La lettre pour Ali-Pacha était ainsi conçue:

« Mon très-respectable ami, après vous avoir offert les voeux que je fais pour votre prospérité et la conservation de vos jours, j'ai l'honneur de vous informer que, depuis long-temps, je connais

l'attachement que vous avez pour la République Française, ce qui me ferait désirer de trouver le moyen de vous donner des preuves de l'estime que je vous porte. L'occasion me paraissant aujourd'hui favorable, je me suis empressé de vous écrire cette lettre amicale, et j'ai chargé un de mes aides-de-camp de vous la porter, pour vous la remettre en main propre. Je l'ai chargé aussi de vous faire certaines ouvertures de ma part; et, comme il ne sait point votre langue, veuillez bien faire choix d'un interprète fidèle et sûr, pour les entretiens qu'il aura avec vous. Je vous prie d'ajouter foi à tout ce qu'il vous dira de ma part, et de me le renvoyer promptement avec une réponse écrite en turc, de votre propre main. Veuillez agréer mes vœux et l'assurance de mon sincère dévoûment. >>

Dès le 20 germinal ( 9 avril ), d'après les ordres du Directoire, concertés sans doute avec Bonaparte, qui était alors à Paris, le ministre de la marine avait chargé le général Chabot d'envoyer un de ses principaux officiers porter à Ali une lettre par laquelle on lui témoignait toute la satisfaction et la reconnaissance du gouvernement pour les secours qu'il avait donnés à l'escadre française, et son offre de les continuer.

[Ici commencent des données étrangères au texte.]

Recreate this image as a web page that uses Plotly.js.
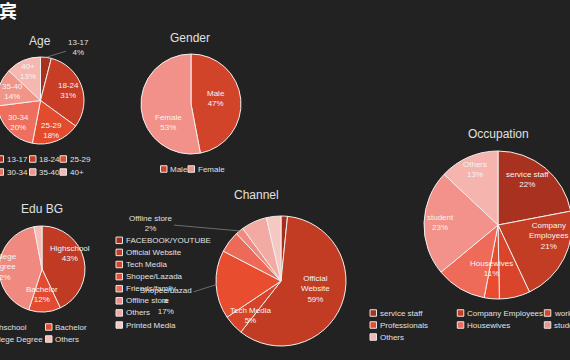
<!DOCTYPE html>
<html><head><meta charset="utf-8">
<script src="https://cdn.plot.ly/plotly-3.0.1.min.js"></script>
<style>
html,body{margin:0;padding:0;background:#222222;overflow:hidden;width:570px;height:360px;}
#chart{position:absolute;left:-30px;top:0;width:620px;height:360px;}
</style>
</head><body><div id="chart"></div>
<script>
// ---------------- data ----------------
const ageLabels = ['13-17','18-24','25-29','30-34','35-40','40+'];
const ageValues = [4,31,18,20,14,13];
const genderLabels = ['Male','Female'];
const genderValues = [47,53];
const eduLabels = ['Highschool','Bachelor','College Degree','Others'];
const eduValues = [43,12,42,3];
const channelLabels = ['FACEBOOK/YOUTUBE','Official Website','Tech Media','Shopee/Lazada','Friends/family','Offline store','Others','Printed Media'];
const channelValues = [1.6,59,5,17,5.4,2,6.4,3.6];
const occLabels = ['service staff','Company Employees','workers','Professionals','Housewives','student','Others'];
const occValues = [22,21,6.7,3.3,11,23,13];

// ---------------- styling ----------------
const ageColors = ['#a8311e','#c73d25','#e24b2e','#ee6f5e','#f29589','#f5b7af'];
const genderColors = ['#d1442a','#f1918a'];
const eduColors = ['#c13b24','#e24b2f','#f08a80','#f6bdb6'];
const channelColors = ['#a22e1c','#c23c24','#d6442a','#e84d2f','#ee6a58','#f08b82','#f3aaa2','#f6c8c2'];
const occColors = ['#a8321f','#c33d25','#d9442b','#e94b2f','#ee6b5a','#f2928a','#f5b5ae'];

const W = 620, H = 360, OFF = 30;
const X = px => (px + OFF) / W;
const Y = py => 1 - py / H;
const FONT = 'Liberation Sans, Arial, sans-serif';
const LABEL_COLOR = '#f4f4f4';
const LEG_COLOR = '#e0e0e0';
const TITLE_COLOR = '#e0e0e0';

// label placement (layout only): slice index -> text centre in page pixels
const charts = [
  {title:'Age', tx:40, ty:41, labels:ageLabels, values:ageValues, colors:ageColors,
   box:{cx:40.5, cy:100.5, r:43.5},
   inside:[{i:1,x:68.5,y:90.5},{i:2,x:51.7,y:130.3},{i:3,x:19,y:122.7},{i:4,x:12.3,y:91.7},{i:5,x:27.6,y:72}],
   outside:[{i:0, tx:78, ty:47.5}],
   legend:{cols:[-3,29.5,60], rows:[159,172]}},
  {title:'Gender', tx:190, ty:38, labels:genderLabels, values:genderValues, colors:genderColors,
   box:{cx:191, cy:104, r:50},
   inside:[{i:0,x:216,y:98.7},{i:1,x:168.3,y:122.5}], outside:[],
   legend:{cols:[160.5,188], rows:[169]}},
  {title:'Edu BG', tx:42, ty:209, labels:eduLabels, values:eduValues, colors:eduColors,
   box:{cx:42, cy:269, r:43},
   inside:[{i:0,x:70,y:253.7},{i:1,x:42.3,y:294.7},{i:2,x:3,y:266.5,br:true}], outside:[],
   legend:{cols:[-23,45.5], rows:[327,339]}},
  {title:'Channel', tx:256, ty:195, labels:channelLabels, values:channelValues, colors:channelColors,
   box:{cx:281, cy:281, r:65},
   inside:[{i:1,x:315.7,y:289,br:true},{i:2,x:250.7,y:315.7}],
   outside:[{i:5, tx:150.5, ty:223}, {i:3, tx:166, ty:300.5, wrapLast:true}],
   legend:{cols:[116], rows:[240.3,252.4,264.5,276.6,288.7,300.8,312.9,325]}},
  {title:'Occupation', tx:498, ty:134, labels:occLabels, values:occValues, colors:occColors,
   box:{cx:498, cy:225, r:74},
   inside:[{i:0,x:527.3,y:179},{i:1,x:549.3,y:235.5,br:true},{i:4,x:491.7,y:268},{i:5,x:440,y:222},{i:6,x:475.3,y:169}],
   outside:[],
   legend:{cols:[370,457.3,544.3], rows:[313,325,337]}}
];

const traces = [];
const annotations = [];
const shapes = [];

annotations.push({text:'宾', x:X(-3), y:Y(10), xref:'paper', yref:'paper', xanchor:'left', yanchor:'middle',
  showarrow:false, font:{family:'Noto Sans CJK SC', size:18, color:'#ffffff', weight:'bold'}});

charts.forEach(c => {
  const b = c.box;
  const total = c.values.reduce((a,v)=>a+v,0);
  const pct = i => Math.round(c.values[i] / total * 100) + '%';
  traces.push({
    type:'pie', labels:c.labels, values:c.values, sort:false, direction:'clockwise', rotation:0,
    marker:{colors:c.colors, line:{color:'#f0f0f0', width:1}},
    textinfo:'none',
    showlegend:false, hoverinfo:'skip',
    domain:{x:[X(b.cx-b.r), X(b.cx+b.r)], y:[Y(b.cy+b.r), Y(b.cy-b.r)]}
  });
  annotations.push({text:c.title, x:X(c.tx), y:Y(c.ty), xref:'paper', yref:'paper',
    xanchor:'center', yanchor:'middle', showarrow:false, font:{family:FONT, size:12, color:TITLE_COLOR}});
  // slice labels
  c.inside.forEach(o => {
    const lab = o.br ? c.labels[o.i].replace(' ', '<br>') : c.labels[o.i];
    annotations.push({text:lab + '<br>' + pct(o.i), x:X(o.x), y:Y(o.y), xref:'paper', yref:'paper',
      xanchor:'center', yanchor:'middle', showarrow:false, font:{family:FONT, size:8, color:LABEL_COLOR}});
  });
  // outside labels with leader lines
  c.outside.forEach(o => {
    let cum = 0; for (let k=0;k<o.i;k++) cum += c.values[k];
    const ang = (cum + c.values[o.i]/2) / total * 2 * Math.PI;
    const px = b.cx + b.r*Math.sin(ang), py = b.cy - b.r*Math.cos(ang);
    const L = c.labels[o.i];
    const lab = o.wrapLast ? L.slice(0, -1) + '<br>' + L.slice(-1) : L;
    annotations.push({text:lab + '<br>' + pct(o.i),
      x:X(px), y:Y(py), xref:'paper', yref:'paper', ax:o.tx-px, ay:o.ty-py,
      showarrow:true, arrowhead:0, arrowwidth:0.7, arrowcolor:'#8c8c8c', standoff:0, startstandoff:0,
      font:{family:FONT, size:8, color:'#e0e0e0'}});
  });
  // legend
  const nc = c.legend.cols.length;
  c.labels.forEach((lab, i) => {
    const col = c.legend.cols[i % nc], row = c.legend.rows[Math.floor(i / nc)];
    shapes.push({type:'rect', xref:'paper', yref:'paper', x0:X(col), x1:X(col+6.5), y0:Y(row+3.25), y1:Y(row-3.25),
      fillcolor:c.colors[i], line:{color:'#e6e6e6', width:1}});
    annotations.push({text:lab, x:X(col+7.5), y:Y(row), xref:'paper', yref:'paper', xanchor:'left', yanchor:'middle',
      showarrow:false, font:{family:FONT, size:8, color:LEG_COLOR}});
  });
});

const layout = {width:W, height:H, margin:{l:0,r:0,t:0,b:0}, paper_bgcolor:'#222222', plot_bgcolor:'#222222',
  showlegend:false, annotations, shapes, font:{family:FONT}};
Plotly.newPlot('chart', traces, layout, {staticPlot:true, displayModeBar:false});
</script>
</body></html>
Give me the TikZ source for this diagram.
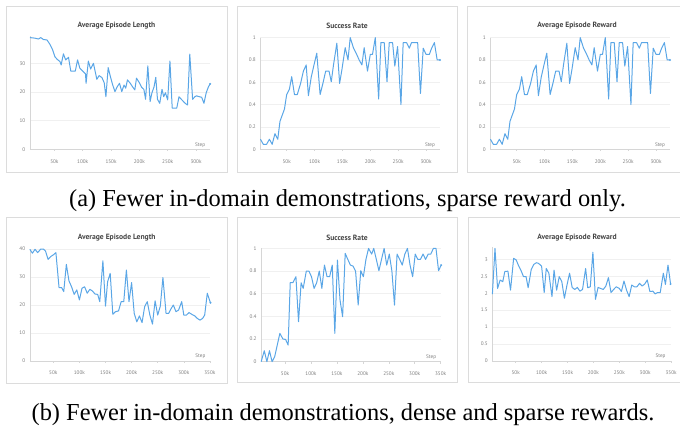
\documentclass[tikz,border=0pt]{standalone}
\usepackage{fontspec}
\setmainfont{Liberation Serif}
\newfontfamily\chartfont{PT Sans}
\usepackage{xcolor}
\usepackage{tikz}
\usetikzlibrary{calc}
\definecolor{linecol}{HTML}{5AA6E6}
\definecolor{gridcol}{HTML}{F0F0F0}
\definecolor{axiscol}{HTML}{D6D6D6}
\definecolor{framecol}{HTML}{DCDCDC}
\definecolor{labcol}{HTML}{7E7E7E}
\definecolor{titlecol}{HTML}{454545}
% axes of one chart: #1 name, #2 first step, #3 last step, #4 top, #5 y ticks, #6 x ticks
\newcommand{\chartaxes}[6]{%
  \foreach \v [count=\i] in {#5} {
    \draw[gridline] (#2,\v) -- (#3,\v);
    \node[vallab] (#1y\i) at (#2,\v) {\v};
  }
  \draw[axisline] (#2,0) -- (#3,0);
  \draw[axisline] (#2,0) -- (#2,#4);
  \foreach \s in {#6} {
    \draw[axisline] (\s,0) -- ++(0,-2pt);
    \node[ticklab] (#1x\s) at (\s,0) {\s k};
  }
  \node[steplab] (#1step) at (#3,0) {Step};
}
% the success curve, drawn twice in the top row
\newcommand{\ratecurve}{%
  \draw[curve] plot coordinates {(3,0.09) (8,0.045) (14,0.045) (19,0.09) (24,0.045) (29,0.14) (34,0.09) (38,0.25) (46,0.36) (50,0.49) (55,0.54) (59,0.65) (64,0.49) (69,0.49) (75,0.59) (80,0.70) (85,0.755) (89,0.48) (94,0.645) (99,0.755) (104,0.86) (110,0.49) (115,0.59) (120,0.70) (126,0.70) (130,0.605) (134,0.755) (140,0.95) (145,0.59) (149,0.71) (155,0.91) (160,0.80) (164,1.0) (170,0.905) (176,0.845) (180,0.80) (185,0.755) (189,0.91) (195,0.70) (200,0.85) (204,0.85) (209,1.0) (215,0.45) (219,0.955) (225,0.955) (230,0.605) (234,0.955) (240,0.955) (244,0.745) (249,0.92) (255,0.40) (259,0.955) (265,0.955) (270,0.905) (274,0.955) (280,0.955) (285,0.955) (290,0.50) (295,0.905) (300,0.85) (306,0.85) (310,0.905) (315,0.955) (320,0.80) (325,0.80)};
  \fill[linecol] (325,0.80) circle (1.1pt);
}

\begin{document}
\begin{tikzpicture}[x=1pt,y=-1pt,
    frame/.style={draw=framecol,line width=0.6pt},
    gridline/.style={draw=gridcol,line width=0.5pt},
    axisline/.style={draw=axiscol,line width=0.5pt},
    curve/.style={draw=linecol,line width=1pt,line join=round},
    charttitle/.style={font=\chartfont\bfseries\fontsize{7.6}{9}\selectfont,text=titlecol},
    vallab/.style={font=\chartfont\fontsize{5.2}{6}\selectfont,text=labcol,anchor=east,inner sep=0pt,xshift=-4.5pt},
    ticklab/.style={font=\chartfont\fontsize{5.2}{6}\selectfont,text=labcol,inner sep=0pt,yshift=-12pt},
    steplab/.style={font=\chartfont\fontsize{5.2}{6}\selectfont,text=labcol,inner sep=0pt,xshift=-10pt,yshift=4.5pt},
    caption/.style={font=\fontsize{24.4}{28}\selectfont,anchor=base}]
  \useasboundingbox (0,0) rectangle (680,426);

  % top row: fewer demonstrations, sparse reward
  \draw[frame] (6,6) rectangle (227,172);
  \draw[frame] (237,6) rectangle (457,172);
  \draw[frame] (467,6) rectangle (690,172);
  \node[charttitle] (t1) at (116.5,26) {Average Episode Length};
  \node[charttitle] (t2) at (347,26) {Success Rate};
  \node[charttitle] (t3) at (577,26) {Average Episode Reward};

  \begin{scope}[shift={(26,149.3)},x=0.5667pt,y=2.857pt]
    \chartaxes{a}{7}{325}{39.5}{0,10,20,30}{50,100,150,200,250,300}
    \draw[curve] plot coordinates {(7,39.1) (16,38.9) (22,38.6) (26,39.1) (31,38.4) (37,38.3) (42,36.8) (47,34.8) (51,32.4) (55,31.5) (60,30.7) (62,29.5) (66,33.4) (70,31.3) (75,32.2) (79,27.4) (84,27.4) (87,27.4) (91,31.3) (95,28.4) (100,27.4) (105,26.4) (106,23.1) (110,30.9) (114,28.1) (119,30.1) (125,24.5) (129,25.8) (134,25.1) (138,23.3) (141,18.4) (145,28.6) (149,25.4) (153,22.5) (157,20.2) (161,21.9) (165,23.1) (169,20.2) (173,22.5) (176,21.4) (179,24.3) (184,23.1) (188,21.9) (192,20.8) (195,24.9) (200,23.3) (204,21.7) (208,21.0) (211,17.5) (215,29.2) (219,16.7) (222,19.6) (226,21.9) (229,25.2) (232,17.5) (236,16.1) (240,21.0) (243,18.4) (246,19.8) (250,17.3) (254,30.9) (258,14.4) (262,14.4) (266,14.4) (270,18.4) (275,17.3) (281,16.1) (285,15.5) (289,33.3) (294,17.5) (298,18.4) (301,18.7) (306,18.4) (310,18.2) (314,16.1) (318,19.8) (322,21.9) (325,22.9)};
    \fill[linecol] (325,22.9) circle (1.1pt);
  \end{scope}

  \begin{scope}[shift={(258.8,149.3)},x=0.5574pt,y=111.7pt]
    \chartaxes{b}{3}{325}{1}{0,0.2,0.4,0.6,0.8,1}{50,100,150,200,250,300}
    \ratecurve
  \end{scope}

  \begin{scope}[shift={(488.8,149.3)},x=0.5574pt,y=111.7pt]
    \chartaxes{c}{3}{325}{1}{0,0.2,0.4,0.6,0.8,1}{50,100,150,200,250,300}
    \ratecurve
  \end{scope}

  \node[caption] (capa) at (347.5,206) {(a) Fewer in-domain demonstrations, sparse reward only.};

  % bottom row: fewer demonstrations, dense and sparse rewards
  \draw[frame] (6,217) rectangle (227,383);
  \draw[frame] (237,217) rectangle (457,382);
  \draw[frame] (468,217) rectangle (690,382);
  \node[charttitle] (t4) at (116.7,237.3) {Average Episode Length};
  \node[charttitle] (t5) at (347,237.7) {Success Rate};
  \node[charttitle] (t6) at (577,237.3) {Average Episode Reward};

  \begin{scope}[shift={(27.2,361)},x=0.522pt,y=2.8pt]
    \chartaxes{d}{5}{351}{40}{0,10,20,30,40}{50,100,150,200,250,300,350}
    \draw[curve] plot coordinates {(5,39.9) (10,38.5) (15,39.9) (20,38.7) (26,40) (31,40) (35,39.3) (40,36.3) (45,37.3) (50,37.9) (55,38.7) (61,26.2) (66,26.2) (70,24.8) (75,34.5) (80,28.6) (85,26.5) (90,23.8) (95,25.4) (100,21.8) (105,26.0) (110,26.5) (115,24.2) (120,25.6) (125,25.0) (130,23.9) (135,23.8) (139,21.2) (145,35.8) (150,19.6) (154,28.3) (159,31.3) (164,16.7) (169,17.6) (175,17.9) (180,21.2) (185,21.2) (190,32.5) (195,21.2) (200,28.0) (205,17.0) (210,14.0) (215,16.1) (220,13.7) (225,19.4) (230,21.2) (235,16.4) (240,13.2) (245,21.5) (250,16.4) (255,19.6) (260,29.8) (266,17.0) (271,17.0) (275,18.5) (280,20.0) (285,17.6) (290,18.2) (296,21.2) (300,16.4) (305,16.4) (310,17.3) (315,16.7) (321,16.1) (326,15.2) (331,14.6) (336,15.2) (340,16.4) (345,24.2) (351,20.8)};
    \fill[linecol] (351,20.8) circle (1.1pt);
  \end{scope}

  \begin{scope}[shift={(259.1,361.7)},x=0.5187pt,y=113.3pt]
    \chartaxes{e}{4}{351}{1}{0,0.2,0.4,0.6,0.8,1}{50,100,150,200,250,300,350}
    \draw[curve] plot coordinates {(4,0) (10,0.097) (15,0) (20,0.097) (25,0) (30,0.044) (35,0.147) (40,0.25) (46,0.20) (51,0.197) (56,0.147) (60,0.697) (65,0.697) (71,0.75) (76,0.353) (81,0.697) (85,0.647) (91,0.80) (96,0.80) (101,0.75) (106,0.647) (111,0.697) (116,0.80) (121,0.647) (126,0.853) (131,0.75) (136,0.75) (141,0.853) (146,0.25) (151,0.897) (156,0.544) (161,0.397) (166,0.956) (171,0.903) (176,0.853) (181,0.844) (186,0.80) (191,0.50) (196,0.803) (201,0.75) (206,0.903) (211,1.0) (217,0.95) (221,1.0) (226,0.903) (231,0.803) (236,0.903) (241,1.0) (246,0.853) (251,0.95) (256,0.80) (261,0.50) (266,0.95) (271,0.903) (276,0.853) (281,0.95) (286,1.0) (291,0.853) (296,0.75) (301,0.95) (306,0.903) (311,0.903) (316,0.95) (321,0.903) (326,0.95) (331,0.95) (336,1.0) (341,1.0) (346,0.803) (351,0.853)};
    \fill[linecol] (351,0.853) circle (1.1pt);
  \end{scope}

  \begin{scope}[shift={(489.8,361)},x=0.518pt,y=33.9pt]
    \chartaxes{f}{5}{349}{3.35}{0,0.5,1,1.5,2,2.5,3}{50,100,150,200,250,300,350}
    \draw[curve] plot coordinates {(5,1.97) (10,3.32) (15,2.14) (20,2.39) (25,2.34) (29,2.64) (35,2.65) (40,2.09) (46,3.03) (51,2.98) (55,2.83) (60,2.68) (65,2.49) (70,2.49) (74,2.16) (80,2.70) (85,2.85) (90,2.90) (94,2.88) (100,2.80) (105,2.02) (109,2.73) (114,2.59) (120,1.90) (124,2.68) (129,2.09) (134,2.49) (139,2.34) (144,1.85) (149,2.24) (154,2.59) (159,2.17) (164,2.11) (169,2.17) (174,2.06) (179,2.11) (185,2.73) (189,2.16) (194,2.19) (199,3.21) (204,1.82) (209,2.17) (214,2.14) (219,2.11) (224,2.21) (229,2.46) (234,2.02) (239,2.11) (244,2.19) (250,2.14) (254,2.05) (259,2.36) (264,2.09) (269,1.90) (274,2.24) (279,2.19) (284,2.19) (289,2.29) (294,2.21) (299,2.27) (304,2.39) (309,2.05) (315,2.06) (319,1.98) (324,2.02) (329,2.02) (335,2.59) (339,2.26) (344,2.83) (349,2.27)};
    \fill[linecol] (349,2.27) circle (1.1pt);
  \end{scope}

  \node[caption] (capb) at (343,420) {(b) Fewer in-domain demonstrations, dense and sparse rewards.};
\end{tikzpicture}
\end{document}
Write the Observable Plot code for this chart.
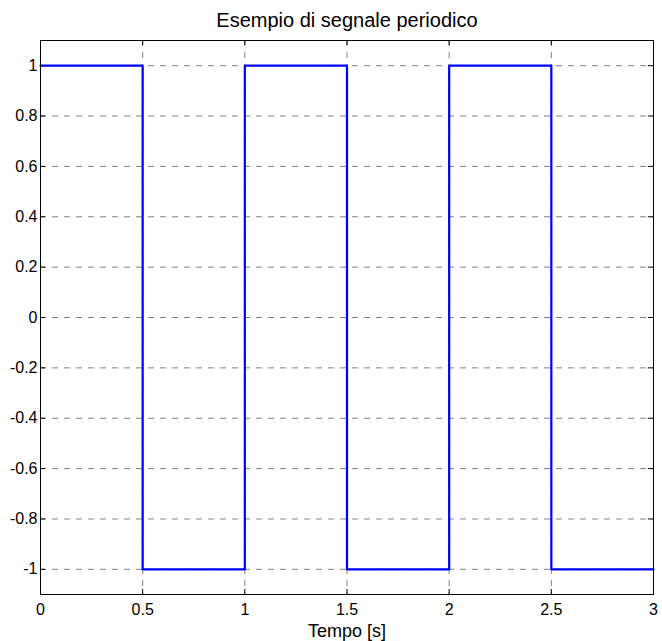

Ces ouvertures consistaient, dit-on, à s'emparer de la Macédoine et à favoriser le soulèvement de la Grèce. Il n'y a que Lavalette qui puisse le dire. Il n'est pas douteux que la politique commandait à Bonaparte de mettre, à tout événement, dans ses intérêts, un homme tel qu'Ali-Pacha.

L'absence d'Ali-Pacha ne permit pas à Lavalette, lorsqu'il fut arrivé à Corfou, de remplir sa mission. Le général Chabot cependant exprima son étonnement de ce qu'on l'envoyait au pacha sans présens et sans suite; ne croyant pas devoir différer l'exécution des ordres qu'il avait précédemment reçus du ministre de la marine, et encouragé encore par la nouvelle de la prise de Malte, il envoya à Janina, auprès des deux fils d'Ali, Mouctar et Veli, qui étaient dans cette ville, l'adjudant-général Rose, déjà employé avec succès dans plusieurs missions auprès du pacha. Rose donna un grand éclat à sa mission, et fut reçu avec solennité, le 6 messidor ( 24 juin ). II leur remit la dépêche du ministre de la marine une lettre du général Chabot, et leur dit qu'il avait reçu de Bonaparte l'ordre de leur annoncer la prise de Malte après un combat de quelques heures, l'entrée d'une escadre considérable dans les mers du Levant, et l'assurance qu'il donnait à Ali-Pacha et à ses fils, de la protection et de l'amitié de la République.

« Je ne puis vous exprimer, écrivit Rose à Bonaparte, l'effet que cette nouvelle fit sur les deux jeunes pachas, la joie qu'ils en témoignèrent, et l'assurance de leur reconnaissance. Ils ajoutèrent qu'il n'y avait pas d'offres que ne vous ferait AliPacha pour contribuer à la gloire de la grande nation. Nous étions convenus qu'il y aurait un tartare tout prêt, que nos lettres le seraient également, et qu'il partirait de suite pour porter ces

nouvelles à Ali-Pacha, à son camp. Le tartare partit lorsque j'étais encore avec les pachas. >>

Rose, dans sa lettre, ne tarissait point sur le dévoûment d'Ali-Pacha et de ses fils, sur la confiance qui leur était due, et sur le grand parti qu'on en tirerait, si la France dirigeait quelques troupes du côté de l'isthme de Corinthe.

Sur la nouvelle de la prise de Malte, que Rose avait fait passer dans les montagnes de Maïna, le bey de cette contrée le chargeait de faire ses complimens à Bonaparte, et de l'assurer de tout son dévoûment à la République Française '.

D'après l'accueil fait à Rose par les fils d'Ali, le général Chabot ne doutait pas que le pacha, dès qu'il serait informé du voisinage des forces françaises, ne quittât l'armée et ne se rendît à Janina. Il exaltait également la puissance, l'amitié, les talens d'Ali, et ne jugeait pas nécessaire de prendre de ce côté-là les précautions que Bonaparte lui avait recommandées. Il n'en était pas ainsi du pacha de la Morée, qui ne cessait d'accabler les Français de vexations. Le général Chabot croyait que les Grecs étaient pour la France, et que les Maïnotes surtout lui étaient dévoués.

Ainsi, comme on le verra dans la suite, les agens français étaient dupes de la fausseté et de la perfidie d'un brigand cruel, qui ne connaissait d'autre loi que ses intérêts. Il est vrai que la France ne

'Lettre du 24 messidor (12 juillet).